GOSHEN —
The Spektral Quartet, the ensemble-in-residence at the University of Chicago, returns to Goshen College Music Center Jan. 18 at 7:30 p.m. for a program of quartets by Mozart, Verdi and Hugo Wolf in Rieth Recital Hall.
Spektral violinist Austin Wulliman, a Goshen native, received musical training as a youth in the Goshen College Strings Preparatory Program, a progenitor of what is now the Community School of the Arts. He also attended Goshen College before receiving degrees from Northwestern University and the University of Michigan.
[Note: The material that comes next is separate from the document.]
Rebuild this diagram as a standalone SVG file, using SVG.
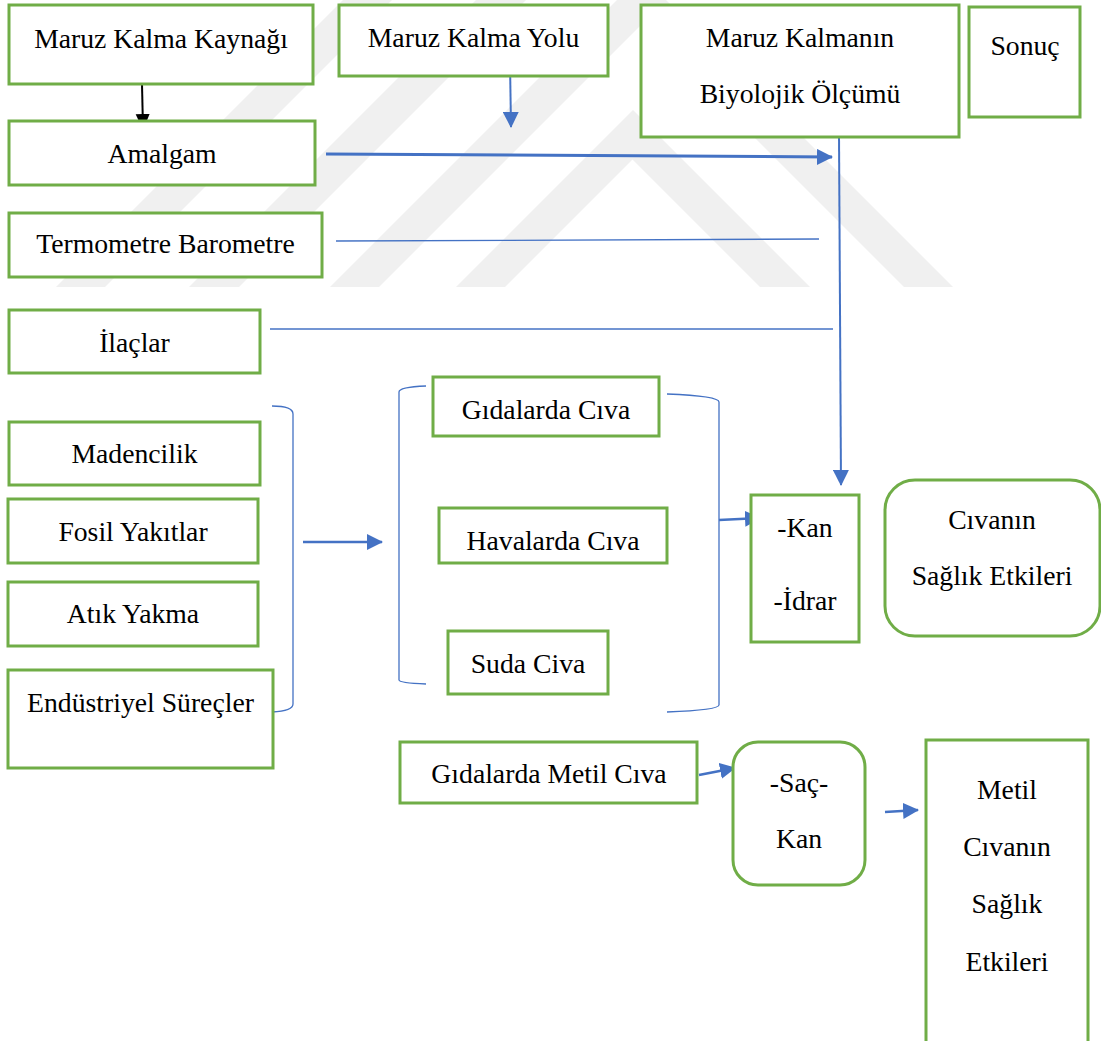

Spektral’s Jan. 18 concert and Jan. 19 coachings of young musicians in the Music Center’s Youth Honors Orchestras are presented in part through the Lon and Kathryn Sherer Preparatory Music Endowment. It carries on the legacy established through their more than 60 combined years of teaching music, most of them at Goshen College. In addition to college teaching, Lon and Kathryn taught hundreds of pre-college students — Lon in violin and Kathryn in piano. Throughout their careers, they were advocates for making music accessible to young people.
Lon Sherer and Kathryn Summers met as college students at Michigan State University in the early 1950s. Throughout their marriage, their music-making was a shared life work, first at Woodstock School in Mussoorie, India (1956-59) and then at Goshen College (1959 onward). In the early 1960s, Lon earned his doctorate in music performance from the University of Michigan. Kathryn earned her master’s in piano performance from Southern Methodist University in 1979.
Lon and Kathryn arrived at Goshen College at a time when interest in instrumental music was beginning to expand at the college and more generally in the Mennonite Church. Lon built up the college orchestra, expanded the WGCS classical music collection, brought recorders, early music and opera to the college, and started high school music week. Kathryn, along with John T. O’Brien, launched the piano pedagogy program and the annual piano workshop. In 1979 Lon studied with Shinichi Suzuki and later founded the GC string preparatory program, incorporating the tenets of the Suzuki method into his teaching of children and youth from the community.
In addition to their lives as performers, as teachers Lon and Kathryn gave much attention to the learning process and how students achieve mastery of their chosen instruments. During their careers, they studied and worked with master teachers including Frances Clark, Kato Havas, George Sebok, John Owings and Shinichi Suzuki, ultimately becoming master teachers in their own right.
Lon continues to connect in various ways to the musical life of the Goshen community. Kathryn died this past February.